Chekhov’s Gun

Remove everything that has no relevance to the story. If you say in the first act that there is a rifle hanging on the wall, in the second or third act it absolutely must go off. If it’s not going to be fired, it shouldn’t be hanging there.

—Anton Chekhov
Minimalism and set-up. When you think about it, they both make for a powerful story. Cut away the extra bits. Stick with only what’s important. Yes, you may have a deer’s head mounted on the wall, but unless the head plays a legitimate role in your story…Take note of what Chekhov says. “If you say in the first act that there is a rifle hanging on the wall, in the second or third act it absolutely must go off.” The gun must go off in the second or third act, not the first. Second or third. Tweak that a little for your novel.

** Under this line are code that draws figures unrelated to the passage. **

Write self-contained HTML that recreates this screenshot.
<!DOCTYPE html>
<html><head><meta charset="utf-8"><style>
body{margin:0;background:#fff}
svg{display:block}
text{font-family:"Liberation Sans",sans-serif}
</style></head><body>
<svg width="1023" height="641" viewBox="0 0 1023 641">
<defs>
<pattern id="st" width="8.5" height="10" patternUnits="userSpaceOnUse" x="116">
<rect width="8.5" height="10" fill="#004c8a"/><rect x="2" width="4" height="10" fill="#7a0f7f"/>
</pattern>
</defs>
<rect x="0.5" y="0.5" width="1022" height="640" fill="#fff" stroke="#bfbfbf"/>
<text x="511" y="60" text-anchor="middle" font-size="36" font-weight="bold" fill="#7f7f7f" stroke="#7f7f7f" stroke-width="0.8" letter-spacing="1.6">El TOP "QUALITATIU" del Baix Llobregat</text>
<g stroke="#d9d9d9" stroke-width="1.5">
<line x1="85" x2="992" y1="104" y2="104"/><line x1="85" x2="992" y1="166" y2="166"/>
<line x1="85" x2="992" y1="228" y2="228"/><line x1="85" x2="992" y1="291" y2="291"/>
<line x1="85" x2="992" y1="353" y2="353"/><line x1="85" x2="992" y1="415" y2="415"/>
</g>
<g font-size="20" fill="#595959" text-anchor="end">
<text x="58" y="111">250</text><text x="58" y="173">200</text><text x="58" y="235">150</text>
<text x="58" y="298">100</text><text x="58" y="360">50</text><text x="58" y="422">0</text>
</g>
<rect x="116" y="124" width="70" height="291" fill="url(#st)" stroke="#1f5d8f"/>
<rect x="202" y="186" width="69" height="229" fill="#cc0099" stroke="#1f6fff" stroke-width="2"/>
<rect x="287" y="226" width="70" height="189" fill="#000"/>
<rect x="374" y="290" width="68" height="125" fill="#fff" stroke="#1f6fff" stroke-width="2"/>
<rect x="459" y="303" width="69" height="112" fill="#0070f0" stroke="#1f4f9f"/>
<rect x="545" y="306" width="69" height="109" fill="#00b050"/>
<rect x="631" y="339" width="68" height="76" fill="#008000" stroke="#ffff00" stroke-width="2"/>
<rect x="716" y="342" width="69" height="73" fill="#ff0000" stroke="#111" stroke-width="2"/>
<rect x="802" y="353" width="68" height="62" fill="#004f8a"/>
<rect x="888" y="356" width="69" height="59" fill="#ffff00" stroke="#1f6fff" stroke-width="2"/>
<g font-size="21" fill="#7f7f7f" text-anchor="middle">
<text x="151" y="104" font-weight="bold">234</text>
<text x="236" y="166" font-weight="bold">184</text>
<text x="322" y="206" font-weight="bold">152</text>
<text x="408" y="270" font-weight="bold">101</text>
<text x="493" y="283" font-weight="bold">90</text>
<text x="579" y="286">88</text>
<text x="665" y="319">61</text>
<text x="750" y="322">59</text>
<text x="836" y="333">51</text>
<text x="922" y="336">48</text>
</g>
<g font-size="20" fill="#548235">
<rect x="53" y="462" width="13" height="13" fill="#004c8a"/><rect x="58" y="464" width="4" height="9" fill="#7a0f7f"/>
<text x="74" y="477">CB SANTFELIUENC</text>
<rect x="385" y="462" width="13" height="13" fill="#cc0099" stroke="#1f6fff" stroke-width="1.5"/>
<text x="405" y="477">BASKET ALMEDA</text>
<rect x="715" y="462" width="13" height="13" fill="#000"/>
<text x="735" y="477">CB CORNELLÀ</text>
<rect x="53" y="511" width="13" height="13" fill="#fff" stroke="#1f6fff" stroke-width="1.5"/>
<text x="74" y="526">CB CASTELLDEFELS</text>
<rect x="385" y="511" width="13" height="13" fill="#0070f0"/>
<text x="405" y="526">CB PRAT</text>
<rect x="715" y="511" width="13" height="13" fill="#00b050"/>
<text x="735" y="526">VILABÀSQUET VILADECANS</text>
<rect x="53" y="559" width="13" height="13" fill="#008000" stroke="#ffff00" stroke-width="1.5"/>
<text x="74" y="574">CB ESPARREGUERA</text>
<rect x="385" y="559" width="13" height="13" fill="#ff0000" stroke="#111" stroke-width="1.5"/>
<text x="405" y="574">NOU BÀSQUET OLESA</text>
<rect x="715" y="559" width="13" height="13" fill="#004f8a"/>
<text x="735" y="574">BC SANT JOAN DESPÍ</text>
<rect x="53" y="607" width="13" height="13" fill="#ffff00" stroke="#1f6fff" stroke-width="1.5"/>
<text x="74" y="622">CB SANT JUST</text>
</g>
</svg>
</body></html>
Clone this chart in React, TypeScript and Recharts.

I assume most of you aren’t writing plays. The point remains that you shouldn’t introduce a gun only to have it go off immediately after. No one likes premature fire.Set aside details. No one wants a deus ex-machina (any artificial or improbable device resolving the difficulties of a plot). I’m looking at you Great Eagles.
However, let’s not get too carried away with Chekov’s gun. If you strip away every unimportant detail, you leave yourself with a bland story. Without extra details, you don’t know what your setting or characters look like. You can’t picture anything. Without adding all the random tidbits that define your character or his past, you create a robot. Lifeless.
Not to mention, if all details are significant in your utilitarian story, then the plot becomes obvious. If you see a gun, you know immediately that the gun is going off. You can reasonably assume that someone is getting shot. Maybe someone will even die. As I’ve discussed earlier (Why Writers Torture Characters), plot-driven mystery shouldn’t be a main focus. A story without some mystery is even worse, though.
Chekhov just wants to teach us that there is strength in details and in guns especially (what’s more dramatic than a gun?). Don’t flood your novel with useless descriptions. When something significant occurs in your novel, no one will bat an eye. Give enough detail to provide realism and imagery while only tingling a reader’s prediction as to what will happen.